Cela explique sans doute qu’il soit si irrité par les critiques manichéennes de Jagmeet Singh, qui prétend que M. Trudeau gouvernerait pour les riches et ne ferait rien de plus que les conservateurs pour le climat.

Mais la complexité est parfois une excuse commode… Par exemple, M. Trudeau promettait en 2019 le rachat volontaire des armes d’assaut. Après son élection, il a reculé. Et maintenant, il s’engage de nouveau à le faire. La confiance n’est pourtant pas une ressource à ce point renouvelable.

Il n’y a pas si longtemps, on se demandait si M. Trudeau aimait encore son boulot. Il semblait éteint. Sa passion est revenue. Lors de notre interview, il était combatif. Le contraste m’a frappé avec nos précédentes rencontres : il délaissait les lignes prémâchées afin d’approfondir les enjeux.

Dans son autobiographie, M. Trudeau se définit souvent en opposition à son père.

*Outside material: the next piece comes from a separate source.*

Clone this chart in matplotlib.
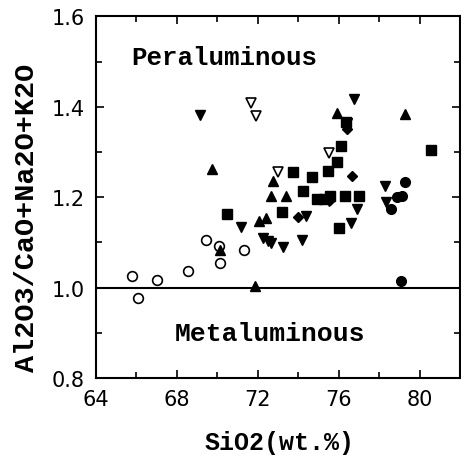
import matplotlib
matplotlib.use("Agg")
import matplotlib.pyplot as plt
from matplotlib.ticker import MultipleLocator

# Data (SiO2 wt.%, A/CNK)
open_circle_x = [65.76, 66.09, 67.03, 68.56, 69.42, 70.07, 70.14, 71.31]
open_circle_y = [1.026, 0.977, 1.017, 1.036, 1.105, 1.093, 1.054, 1.084]

open_dtri_x = [71.67, 71.93, 73.00, 75.50]
open_dtri_y = [1.408, 1.379, 1.256, 1.297]

tri_x = [69.74, 70.14, 71.88, 72.05, 72.38, 72.74, 72.63, 73.37, 75.92, 79.29]
tri_y = [1.262, 1.084, 1.004, 1.148, 1.154, 1.237, 1.203, 1.203, 1.386, 1.384]

dtri_x = [69.14, 71.18, 72.26, 72.50, 72.63, 73.24, 74.18, 74.40, 75.50,
          76.74, 76.40, 78.30, 78.33, 76.90, 76.58]
dtri_y = [1.382, 1.135, 1.109, 1.104, 1.098, 1.089, 1.106, 1.159, 1.192,
          1.417, 1.365, 1.226, 1.190, 1.174, 1.144]

sq_x = [70.45, 73.20, 73.76, 74.65, 74.22, 74.93, 75.25, 75.58, 75.47, 75.92,
        76.13, 76.00, 76.33, 76.99, 76.36, 80.56]
sq_y = [1.164, 1.167, 1.255, 1.244, 1.214, 1.196, 1.196, 1.203, 1.259, 1.277,
        1.314, 1.133, 1.203, 1.203, 1.366, 1.304]

dia_x = [76.66, 73.99, 76.41, 75.55]
dia_y = [1.248, 1.157, 1.351, 1.195]

circ_x = [79.26, 79.13, 78.90, 78.60, 79.09]
circ_y = [1.234, 1.203, 1.201, 1.174, 1.015]

xticks = [64, 68, 72, 76, 80]
yticks = [0.8, 1.0, 1.2, 1.4, 1.6]

fig = plt.figure(figsize=(4.61, 4.60), dpi=100)
ax = fig.add_axes([0.2083, 0.176, 0.790, 0.786])

ms = 7
ax.plot(open_circle_x, open_circle_y, 'o', mfc='white', mec='black', mew=1.2, ms=ms, ls='none')
ax.plot(open_dtri_x, open_dtri_y, 'v', mfc='white', mec='black', mew=1.2, ms=ms, ls='none')
ax.plot(tri_x, tri_y, '^', color='black', ms=ms, ls='none')
ax.plot(dtri_x, dtri_y, 'v', color='black', ms=ms, ls='none')
ax.plot(sq_x, sq_y, 's', color='black', ms=6.5, ls='none')
ax.plot(dia_x, dia_y, 'D', color='black', ms=5.5, ls='none')
ax.plot(circ_x, circ_y, 'o', color='black', ms=ms, ls='none')

ax.axhline(1.0, color='black', lw=1.5)

ax.set_xlim(64, 82)
ax.set_ylim(0.8, 1.6)
ax.set_xticks(xticks)
ax.set_yticks(yticks)
ax.set_yticklabels([f"{v:.1f}" for v in yticks])
ax.xaxis.set_minor_locator(MultipleLocator(2))
ax.yaxis.set_minor_locator(MultipleLocator(0.1))
ax.tick_params(which='both', direction='in', top=True, right=True, width=1.2)
ax.tick_params(which='major', length=6, labelsize=15, pad=8)
ax.tick_params(which='minor', length=4)
for s in ax.spines.values():
    s.set_linewidth(1.5)

lab_font = dict(family="Liberation Mono", fontweight='bold')
ax.set_xlabel("SiO2(wt.%)", fontsize=18, va='center', **lab_font)
ax.xaxis.set_label_coords(0.503, -0.177)
ax.set_ylabel("Al2O3/CaO+Na2O+K2O", fontsize=20.5, va='center', **lab_font)
ax.yaxis.set_label_coords(-0.19, 0.445)

ax.text(65.73, 1.51, "Peraluminous", fontsize=18.5, ha='left', va='center', **lab_font)
ax.text(67.9, 0.899, "Metaluminous", fontsize=19, ha='left', va='center', **lab_font)

fig.savefig("out.png", dpi=100)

Il se compare plutôt à son grand-père maternel, James Sinclair, ministre des Pêches dans les années 1950. Un homme qui aimait mieux rencontrer des gens que s’enfermer avec ses livres.

Avec la campagne électorale, M. Trudeau joue son rôle préféré. Il doit toutefois avoir le trac. Son pari n’a jamais semblé si risqué. Et s’il échoue, le seul coupable, il aura tout son temps pour le regarder dans le miroir.